--- start GIVEN ENTRIES ---

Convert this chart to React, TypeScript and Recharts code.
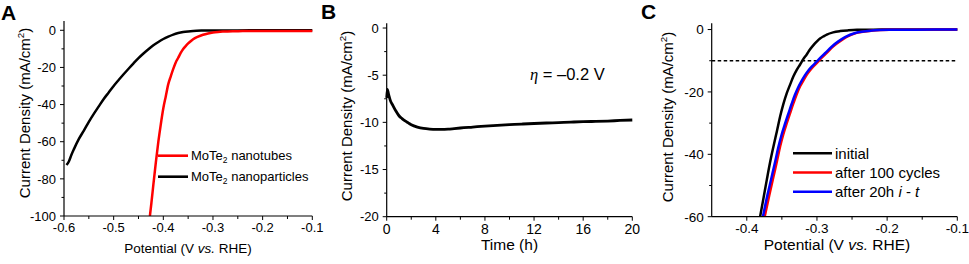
import { LineChart, Line, XAxis, YAxis, ReferenceLine } from "recharts";

const FONT = "'Liberation Sans', Arial, Helvetica, sans-serif";

// --- A: polarization curves, MoTe2 nanotubes vs nanoparticles
const tubeV = [-0.427, -0.424, -0.42, -0.415, -0.41, -0.405, -0.4, -0.395, -0.39, -0.385, -0.38, -0.375, -0.37, -0.365, -0.36, -0.355, -0.35, -0.345, -0.34, -0.33, -0.32, -0.31, -0.3, -0.29, -0.28, -0.26, -0.24, -0.2, -0.15, -0.1];
const tubeJ = [-100, -93, -83, -71, -60, -50.5, -42, -35.5, -29, -24.8, -20.8, -17.3, -14.8, -12.2, -10.1, -8.5, -7.1, -5.9, -4.8, -3.4, -2.4, -1.7, -1.2, -0.9, -0.7, -0.5, -0.45, -0.4, -0.4, -0.4];
const particleV = [-0.595, -0.59, -0.585, -0.58, -0.57, -0.56, -0.55, -0.54, -0.53, -0.52, -0.51, -0.5, -0.49, -0.48, -0.47, -0.46, -0.45, -0.44, -0.43, -0.42, -0.41, -0.4, -0.39, -0.38, -0.37, -0.36, -0.35, -0.34, -0.32, -0.3, -0.25, -0.2, -0.15, -0.1];
const particleJ = [-72.5, -70.5, -67, -64, -58.5, -54, -49.3, -45, -41, -37, -33.5, -30, -26.8, -23.7, -20.7, -17.8, -15, -12.5, -10.2, -8.1, -6.3, -4.7, -3.4, -2.3, -1.5, -0.95, -0.6, -0.35, -0.15, -0.08, -0.05, -0.04, -0.03, -0.03];
const potTicksA = [-0.6, -0.5, -0.4, -0.3, -0.2, -0.1];
const potMinorA = [-0.55, -0.45, -0.35, -0.25, -0.15];
const curTicksA = [-100, -80, -60, -40, -20, 0];
const curMinorA = [-90, -70, -50, -30, -10];

// --- B: chronoamperometry at -0.2 V
const timeH = [0, 0.05, 0.15, 0.3, 0.5, 0.75, 1, 1.25, 1.5, 1.75, 2, 2.5, 3, 3.5, 4, 4.5, 5, 5.5, 6, 7, 8, 9, 10, 11, 12, 13, 14, 15, 16, 17, 18, 19, 20];
const stabilityJ = [-7.4, -6.5, -7.0, -7.7, -8.2, -8.8, -9.3, -9.6, -9.85, -10.05, -10.25, -10.5, -10.65, -10.72, -10.75, -10.75, -10.72, -10.66, -10.6, -10.5, -10.4, -10.32, -10.25, -10.18, -10.12, -10.07, -10.02, -9.97, -9.93, -9.9, -9.86, -9.8, -9.75];
const timeTicks = [0, 4, 8, 12, 16, 20];
const timeMinor = [2, 6, 10, 14, 18];
const curTicksB = [-20, -15, -10, -5, 0];
const curMinorB = [-17.5, -12.5, -7.5, -2.5];

// --- C: durability
const initialV = [-0.381, -0.376, -0.3715, -0.367, -0.362, -0.357, -0.3525, -0.348, -0.343, -0.338, -0.3335, -0.329, -0.324, -0.3195, -0.3146, -0.31, -0.305, -0.3, -0.2956, -0.29, -0.286, -0.277, -0.267, -0.255, -0.243, -0.22, -0.19, -0.15, -0.1];
const initialJ = [-60, -53.8, -48.2, -42.8, -37.5, -32.5, -27.9, -24, -20.4, -17.5, -15, -13, -11.2, -9.5, -8, -6.4, -5, -3.8, -2.9, -2.1, -1.6, -0.9, -0.5, -0.25, -0.1, -0.03, 0, 0, 0];
const cyclesV = [-0.3745, -0.368, -0.362, -0.357, -0.3525, -0.348, -0.343, -0.338, -0.3335, -0.329, -0.324, -0.319, -0.3146, -0.31, -0.305, -0.3, -0.2956, -0.286, -0.2767, -0.267, -0.2577, -0.2434, -0.2197, -0.196, -0.16, -0.1];
const cyclesJ = [-60, -53.2, -47.2, -42.2, -37.5, -33.6, -30, -26.6, -23.6, -20.8, -18.2, -16.2, -14.5, -13.1, -11.8, -10.7, -9.6, -7.5, -5.4, -3.75, -2.4, -1.07, -0.32, -0.1, -0.03, 0];
const itV = [-0.377, -0.3705, -0.3645, -0.3595, -0.355, -0.3505, -0.3455, -0.3405, -0.336, -0.3315, -0.3265, -0.3215, -0.317, -0.3125, -0.3075, -0.3025, -0.298, -0.2885, -0.279, -0.2695, -0.26, -0.2455, -0.2215, -0.197, -0.16, -0.1];
const itJ = [-60, -53, -47.2, -42.3, -37.7, -33.8, -30.2, -26.8, -23.8, -21, -18.4, -16.3, -14.6, -13.2, -11.9, -10.8, -9.7, -7.6, -5.5, -3.8, -2.45, -1.1, -0.33, -0.1, -0.03, 0];
const potTicksC = [-0.4, -0.3, -0.2, -0.1];
const potMinorC = [-0.35, -0.25, -0.15];
const curTicksC = [-60, -40, -20, 0];
const curMinorC = [-50, -30, -10];

const pairs = (xs: number[], ys: number[]) => xs.map((x, i) => ({ x, y: ys[i] }));

const makeTick = (side: "left" | "bottom", major: number[], fontSize: number) =>
  (props: any) => {
    const { x, y, payload } = props;
    const v = payload.value;
    const isMajor = major.some((m) => Math.abs(m - v) < 1e-9);
    if (side === "bottom") {
      return (
        <g>
          <line x1={x} x2={x} y1={y} y2={y + (isMajor ? 4 : 3)} stroke="#000" />
          {isMajor && (
            <text x={x} y={y + 7} dy="0.72em" textAnchor="middle" fontSize={fontSize} fontFamily={FONT} fill="#000">
              {String(v)}
            </text>
          )}
        </g>
      );
    }
    return (
      <g>
        <line x1={x} x2={x - (isMajor ? 4 : 2.5)} y1={y} y2={y} stroke="#000" />
        {isMajor && (
          <text x={x - 8} y={y} dy="0.36em" textAnchor="end" fontSize={fontSize} fontFamily={FONT} fill="#000">
            {String(v)}
          </text>
        )}
      </g>
    );
  };

const axisLine = { stroke: "#000", strokeWidth: 1.2 };

function YTitle({ x, y, size }: { x: number; y: number; size: number }) {
  return (
    <text x={x} y={y} transform={`rotate(-90 ${x} ${y})`} textAnchor="middle" fontSize={size} fontFamily={FONT} fill="#000">
      Current Density (mA/cm<tspan dy={-size * 0.4} fontSize={size * 0.65}>2</tspan>
      <tspan dy={size * 0.4}>)</tspan>
    </text>
  );
}

function PotentialTitle({ x, y, size }: { x: number; y: number; size: number }) {
  return (
    <text x={x} y={y} textAnchor="middle" fontSize={size} fontFamily={FONT} fill="#000">
      Potential (V <tspan fontStyle="italic">vs.</tspan> RHE)
    </text>
  );
}

function PanelLetter({ x, y, letter }: { x: number; y: number; letter: string }) {
  return (
    <text x={x} y={y} fontSize={21} fontWeight="bold" fontFamily={FONT} fill="#000">
      {letter}
    </text>
  );
}

const legendA = [
  { name: "nanotubes", color: "#ff0000" },
  { name: "nanoparticles", color: "#000000" },
];
const legendC = [
  { name: "initial", color: "#000000" },
  { name: "after 100 cycles", color: "#ff0000" },
  { name: "after 20h", color: "#0000ff" },
];

function PanelA() {
  const xd = [-0.6, -0.1];
  const yd = [-100, 5];
  return (
    <LineChart width={330} height={264} margin={{ top: 21, right: 17.7, bottom: 18, left: 4 }}>
      <XAxis dataKey="x" type="number" domain={xd} ticks={[...potTicksA, ...potMinorA]} interval={0}
        tickSize={0} tickMargin={0} tickLine={false} axisLine={axisLine} height={30} tick={makeTick("bottom", potTicksA, 13)} />
      <YAxis type="number" domain={yd} ticks={[...curTicksA, ...curMinorA]} interval={0} allowDataOverflow
        tickSize={0} tickMargin={0} tickLine={false} axisLine={axisLine} width={60} tick={makeTick("left", curTicksA, 13)} />
      <XAxis xAxisId="top" orientation="top" type="number" domain={xd} height={0} tick={false} tickLine={false} axisLine={axisLine} />
      <YAxis yAxisId="right" orientation="right" type="number" domain={yd} width={0} tick={false} tickLine={false} axisLine={axisLine} />
      <Line data={pairs(particleV, particleJ)} dataKey="y" type="monotone" stroke="#000" strokeWidth={2.5} dot={false} isAnimationActive={false} />
      <Line data={pairs(tubeV, tubeJ)} dataKey="y" type="monotone" stroke="#ff0000" strokeWidth={2.5} dot={false} isAnimationActive={false} />
      {legendA.map((item, i) => (
        <g key={item.name}>
          <line x1={158} x2={188} y1={155.7 + i * 21} y2={155.7 + i * 21} stroke={item.color} strokeWidth={2.6} />
          <text x={191} y={155.7 + i * 21} dy="0.36em" fontSize={13} fontFamily={FONT} fill="#000">
            MoTe<tspan dy={3} fontSize={8.5}>2</tspan><tspan dy={-3}> {item.name}</tspan>
          </text>
        </g>
      ))}
      <YTitle x={30} y={113} size={15} />
      <PotentialTitle x={188} y={253} size={13.5} />
      <PanelLetter x={1} y={20} letter="A" />
    </LineChart>
  );
}

function PanelB() {
  const xd = [0, 20];
  const yd = [-20, 0.5];
  return (
    <LineChart width={330} height={264} margin={{ top: 23.3, right: 17.7, bottom: 17.3, left: 6.7 }}>
      <XAxis dataKey="x" type="number" domain={xd} ticks={[...timeTicks, ...timeMinor]} interval={0}
        tickSize={0} tickMargin={0} tickLine={false} axisLine={axisLine} height={30} tick={makeTick("bottom", timeTicks, 14)} />
      <YAxis type="number" domain={yd} ticks={[...curTicksB, ...curMinorB]} interval={0}
        tickSize={0} tickMargin={0} tickLine={false} axisLine={axisLine} width={60} tick={makeTick("left", curTicksB, 13)} />
      <XAxis xAxisId="top" orientation="top" type="number" domain={xd} height={0} tick={false} tickLine={false} axisLine={axisLine} />
      <YAxis yAxisId="right" orientation="right" type="number" domain={yd} width={0} tick={false} tickLine={false} axisLine={axisLine} />
      <Line data={pairs(timeH, stabilityJ)} dataKey="y" type="monotone" stroke="#000" strokeWidth={2.8} dot={false} isAnimationActive={false} />
      <text x={210} y={80} fontSize={16.5} fontFamily={FONT} fill="#000">
        <tspan fontStyle="italic" fontFamily="'Liberation Serif', serif">η</tspan> = –0.2 V
      </text>
      <YTitle x={32} y={116} size={15} />
      <text x={189.5} y={250} textAnchor="middle" fontSize={15.5} fontFamily={FONT} fill="#000">Time (h)</text>
      <PanelLetter x={1} y={18.5} letter="B" />
    </LineChart>
  );
}

function PanelC() {
  const xd = [-0.45, -0.1];
  const yd = [-60, 2];
  return (
    <LineChart width={329} height={264} margin={{ top: 23.3, right: 11.7, bottom: 17.3, left: 11.7 }}>
      <XAxis dataKey="x" type="number" domain={xd} ticks={[...potTicksC, ...potMinorC]} interval={0}
        tickSize={0} tickMargin={0} tickLine={false} axisLine={axisLine} height={30} tick={makeTick("bottom", potTicksC, 13.5)} />
      <YAxis type="number" domain={yd} ticks={[...curTicksC, ...curMinorC]} interval={0}
        tickSize={0} tickMargin={0} tickLine={false} axisLine={axisLine} width={60} tick={makeTick("left", curTicksC, 13.5)} />
      <XAxis xAxisId="top" orientation="top" type="number" domain={xd} height={0} tick={false} tickLine={false} axisLine={axisLine} />
      <YAxis yAxisId="right" orientation="right" type="number" domain={yd} width={0} tick={false} tickLine={false} axisLine={axisLine} />
      <ReferenceLine y={-10} stroke="#000" strokeWidth={1.3} strokeDasharray="3.5 2.5" />
      <Line data={pairs(initialV, initialJ)} dataKey="y" type="monotone" stroke="#000" strokeWidth={2.5} dot={false} isAnimationActive={false} />
      <Line data={pairs(cyclesV, cyclesJ)} dataKey="y" type="monotone" stroke="#ff0000" strokeWidth={2.5} dot={false} isAnimationActive={false} />
      <Line data={pairs(itV, itJ)} dataKey="y" type="monotone" stroke="#0000ff" strokeWidth={2.5} dot={false} isAnimationActive={false} />
      {legendC.map((item, i) => (
        <g key={item.name}>
          <line x1={153} x2={192} y1={153.3 + i * 19.2} y2={153.3 + i * 19.2} stroke={item.color} strokeWidth={2.6} />
          <text x={195} y={153.3 + i * 19.2} dy="0.36em" fontSize={15} fontFamily={FONT} fill="#000">
            {item.name}
            {i === 2 && (
              <>
                {" "}<tspan fontStyle="italic">i</tspan> - <tspan fontStyle="italic">t</tspan>
              </>
            )}
          </text>
        </g>
      ))}
      <YTitle x={33} y={117} size={15} />
      <PotentialTitle x={197} y={250} size={15.5} />
      <PanelLetter x={1} y={18.5} letter="C" />
    </LineChart>
  );
}

export default function App() {
  return (
    <div style={{ position: "absolute", left: 0, top: 0, width: 969, height: 264, background: "#fff", overflow: "hidden" }}>
      <div style={{ position: "absolute", left: 0, top: 0 }}><PanelA /></div>
      <div style={{ position: "absolute", left: 320, top: 0 }}><PanelB /></div>
      <div style={{ position: "absolute", left: 640, top: 0 }}><PanelC /></div>
    </div>
  );
}
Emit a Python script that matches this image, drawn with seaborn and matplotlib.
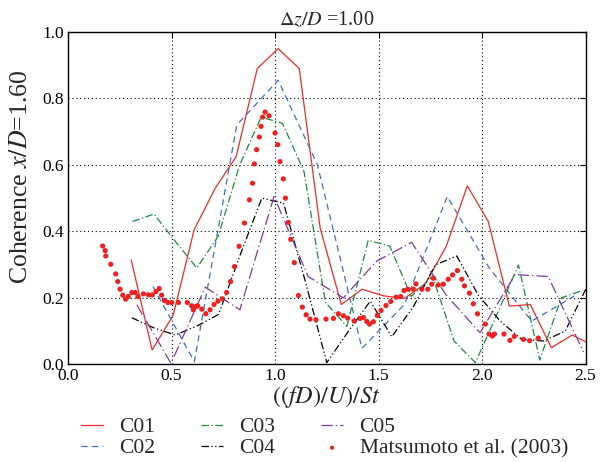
import matplotlib
matplotlib.use("Agg")
import matplotlib.pyplot as plt
import seaborn as sns
import pandas as pd

# ---- data ----
c01_x = [0.305, 0.406, 0.508, 0.609, 0.711, 0.812, 0.914, 1.015, 1.117, 1.218, 1.320, 1.421,
         1.523, 1.624, 1.726, 1.827, 1.929, 2.030, 2.132, 2.233, 2.335, 2.436, 2.538]
c01_y = [0.314, 0.043, 0.148, 0.405, 0.530, 0.625, 0.890, 0.950, 0.890, 0.410, 0.180, 0.226,
         0.206, 0.198, 0.242, 0.355, 0.537, 0.430, 0.175, 0.180, 0.050, 0.088, 0.056]

c02_x = [0.410, 0.610, 0.815, 1.015, 1.205, 1.420, 1.625, 1.832, 2.035, 2.240, 2.445]
c02_y = [0.234, 0.008, 0.720, 0.855, 0.600, 0.048, 0.180, 0.505, 0.290, 0.130, 0.205]

c03_x = [0.311, 0.415, 0.518, 0.622, 0.725, 0.829, 0.933, 1.036, 1.140, 1.243, 1.347, 1.450,
         1.554, 1.658, 1.761, 1.865, 1.968, 2.072, 2.176, 2.279, 2.383, 2.486]
c03_y = [0.430, 0.452, 0.370, 0.290, 0.385, 0.600, 0.744, 0.725, 0.580, 0.187, 0.114, 0.373,
         0.356, 0.204, 0.265, 0.070, 0.005, 0.150, 0.299, 0.013, 0.200, 0.222]

c04_x = [0.308, 0.413, 0.517, 0.622, 0.727, 0.832, 0.936, 1.041, 1.146, 1.250, 1.355, 1.460,
         1.564, 1.669, 1.774, 1.878, 1.983, 2.088, 2.192, 2.297, 2.402, 2.506]
c04_y = [0.140, 0.110, 0.088, 0.115, 0.150, 0.330, 0.500, 0.485, 0.250, 0.005, 0.100, 0.190,
         0.083, 0.174, 0.299, 0.326, 0.207, 0.130, 0.075, 0.070, 0.100, 0.232]

c05_x = [0.332, 0.497, 0.663, 0.830, 0.995, 1.160, 1.330, 1.490, 1.660, 1.825, 1.990, 2.160,
         2.320, 2.490]
c05_y = [0.179, 0.003, 0.232, 0.164, 0.505, 0.264, 0.200, 0.310, 0.367, 0.210, 0.095, 0.270,
         0.264, 0.037]

mats_x = [0.167, 0.179, 0.182, 0.206, 0.230, 0.240, 0.251, 0.264, 0.278, 0.291, 0.308, 0.324,
          0.337, 0.364, 0.388, 0.407, 0.425, 0.440, 0.452, 0.465, 0.482, 0.501, 0.533, 0.576,
          0.597, 0.605, 0.618, 0.626, 0.646, 0.665, 0.686, 0.705, 0.724, 0.746, 0.766, 0.785,
          0.804, 0.826, 0.852, 0.876, 0.891, 0.900, 0.911, 0.924, 0.932, 0.940, 0.952, 0.971,
          1.000, 1.013, 1.024, 1.040, 1.050, 1.064, 1.076, 1.093, 1.113, 1.132, 1.150, 1.169,
          1.198, 1.246, 1.282, 1.306, 1.330, 1.351, 1.382, 1.411, 1.427, 1.443, 1.456, 1.475,
          1.494, 1.512, 1.536, 1.559, 1.585, 1.607, 1.623, 1.641, 1.668, 1.681, 1.709, 1.738,
          1.757, 1.765, 1.789, 1.813, 1.837, 1.858, 1.881, 1.902, 1.915, 1.939, 1.958, 1.978,
          2.016, 2.034, 2.050, 2.060, 2.106, 2.135, 2.156, 2.200, 2.230, 2.272]
mats_y = [0.356, 0.342, 0.326, 0.301, 0.272, 0.249, 0.226, 0.208, 0.196, 0.204, 0.216, 0.216,
          0.204, 0.212, 0.209, 0.209, 0.219, 0.228, 0.208, 0.192, 0.186, 0.186, 0.186, 0.186,
          0.176, 0.164, 0.174, 0.176, 0.166, 0.152, 0.164, 0.180, 0.190, 0.197, 0.216, 0.249,
          0.294, 0.355, 0.425, 0.495, 0.545, 0.603, 0.646, 0.684, 0.716, 0.744, 0.759, 0.748,
          0.696, 0.661, 0.610, 0.558, 0.500, 0.427, 0.376, 0.306, 0.207, 0.172, 0.149, 0.136,
          0.134, 0.136, 0.138, 0.152, 0.146, 0.139, 0.130, 0.138, 0.141, 0.129, 0.121, 0.128,
          0.147, 0.162, 0.177, 0.189, 0.202, 0.204, 0.222, 0.226, 0.226, 0.242, 0.226, 0.226,
          0.241, 0.259, 0.239, 0.241, 0.256, 0.269, 0.282, 0.256, 0.236, 0.214, 0.182, 0.152,
          0.121, 0.091, 0.085, 0.091, 0.091, 0.072, 0.084, 0.075, 0.071, 0.079]

x_ticks = [0.0, 0.5, 1.0, 1.5, 2.0, 2.5]
y_ticks = [0.0, 0.2, 0.4, 0.6, 0.8, 1.0]

sns.set_theme(style="white")
plt.rcParams['font.family'] = ['Liberation Serif', 'DejaVu Serif']
plt.rcParams['mathtext.fontset'] = 'stix'

fig = plt.figure(figsize=(6.08, 4.62), dpi=100)
ax = fig.add_axes([0.112, 0.2115, 0.851, 0.7192])

series = [
    ("C01", c01_x, c01_y, "#ee2a2a", "-"),
    ("C02", c02_x, c02_y, "#3c6fc8", (0, (5, 3.5))),
    ("C03", c03_x, c03_y, "#1e8a3c", (0, (6, 2, 1, 2))),
    ("C04", c04_x, c04_y, "#000000", (0, (6, 2, 1, 2, 1, 2))),
    ("C05", c05_x, c05_y, "#7a3a9e", (0, (9, 2.5, 1, 2.5))),
]
for name, xs, ys, col, ls in series:
    df = pd.DataFrame({"x": xs, "y": ys})
    sns.lineplot(data=df, x="x", y="y", ax=ax, color=col, linestyle=ls,
                 linewidth=0.9, label=name, sort=False, estimator=None)

dfm = pd.DataFrame({"x": mats_x, "y": mats_y})
sns.scatterplot(data=dfm, x="x", y="y", ax=ax, color="#ee2020", s=14,
                edgecolor="none", label="Matsumoto et al. (2003)", zorder=5)

ax.set_xlim(0, 2.5)
ax.set_ylim(0, 1.0)
ax.set_xticks(x_ticks)
ax.set_yticks(y_ticks)
ax.set_xticklabels([f"{t:.1f}" for t in x_ticks])
ax.set_yticklabels([f"{t:.1f}" for t in y_ticks])
ax.grid(True, color="black", linestyle=(0, (1, 2.5)), linewidth=0.8)
ax.tick_params(direction="in", top=True, right=True, length=4, width=0.8,
               labelsize=12.5, colors="black", pad=3)
for sp in ax.spines.values():
    sp.set_color("black")
    sp.set_linewidth(1.0)

ax.set_title(r"$\Delta z/D$ =1.00", fontsize=14.5, pad=5)
ax.set_xlabel(r"$((fD)/U)/St$", fontsize=17.5, labelpad=0)
ax.set_ylabel(r"Coherence $x/D$=1.60", fontsize=18.5)
ax.yaxis.set_label_coords(-0.07, 0.565)

leg = ax.legend(loc="upper left", bbox_to_anchor=(0.133, 0.097),
                bbox_transform=fig.transFigure, ncol=3,
                frameon=False, fontsize=15.5, handlelength=1.05, handletextpad=0.75,
                columnspacing=2.1, labelspacing=0.05, borderaxespad=0.0, borderpad=0.0,
                markerscale=0.8)

fig.savefig("out.png", dpi=100)
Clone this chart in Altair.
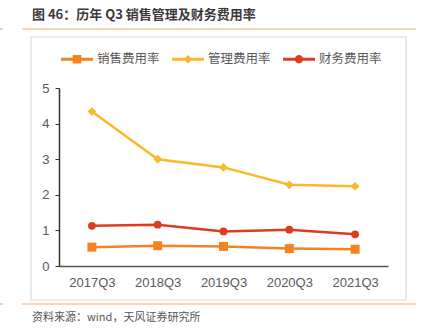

--- end GIVEN ENTRIES ---

Print out, exactly and with nothing added, the lines starting at the line holding "Emit a Python" and ending at the line holding "0.290, 0.130, 0.205]", minus any pictures.

• SOLUTION BELOW
Emit a Python script that matches this image, drawn with seaborn and matplotlib.
import matplotlib
matplotlib.use("Agg")
import matplotlib.pyplot as plt
import seaborn as sns
import pandas as pd

# ---- data ----
c01_x = [0.305, 0.406, 0.508, 0.609, 0.711, 0.812, 0.914, 1.015, 1.117, 1.218, 1.320, 1.421,
         1.523, 1.624, 1.726, 1.827, 1.929, 2.030, 2.132, 2.233, 2.335, 2.436, 2.538]
c01_y = [0.314, 0.043, 0.148, 0.405, 0.530, 0.625, 0.890, 0.950, 0.890, 0.410, 0.180, 0.226,
         0.206, 0.198, 0.242, 0.355, 0.537, 0.430, 0.175, 0.180, 0.050, 0.088, 0.056]

c02_x = [0.410, 0.610, 0.815, 1.015, 1.205, 1.420, 1.625, 1.832, 2.035, 2.240, 2.445]
c02_y = [0.234, 0.008, 0.720, 0.855, 0.600, 0.048, 0.180, 0.505, 0.290, 0.130, 0.205]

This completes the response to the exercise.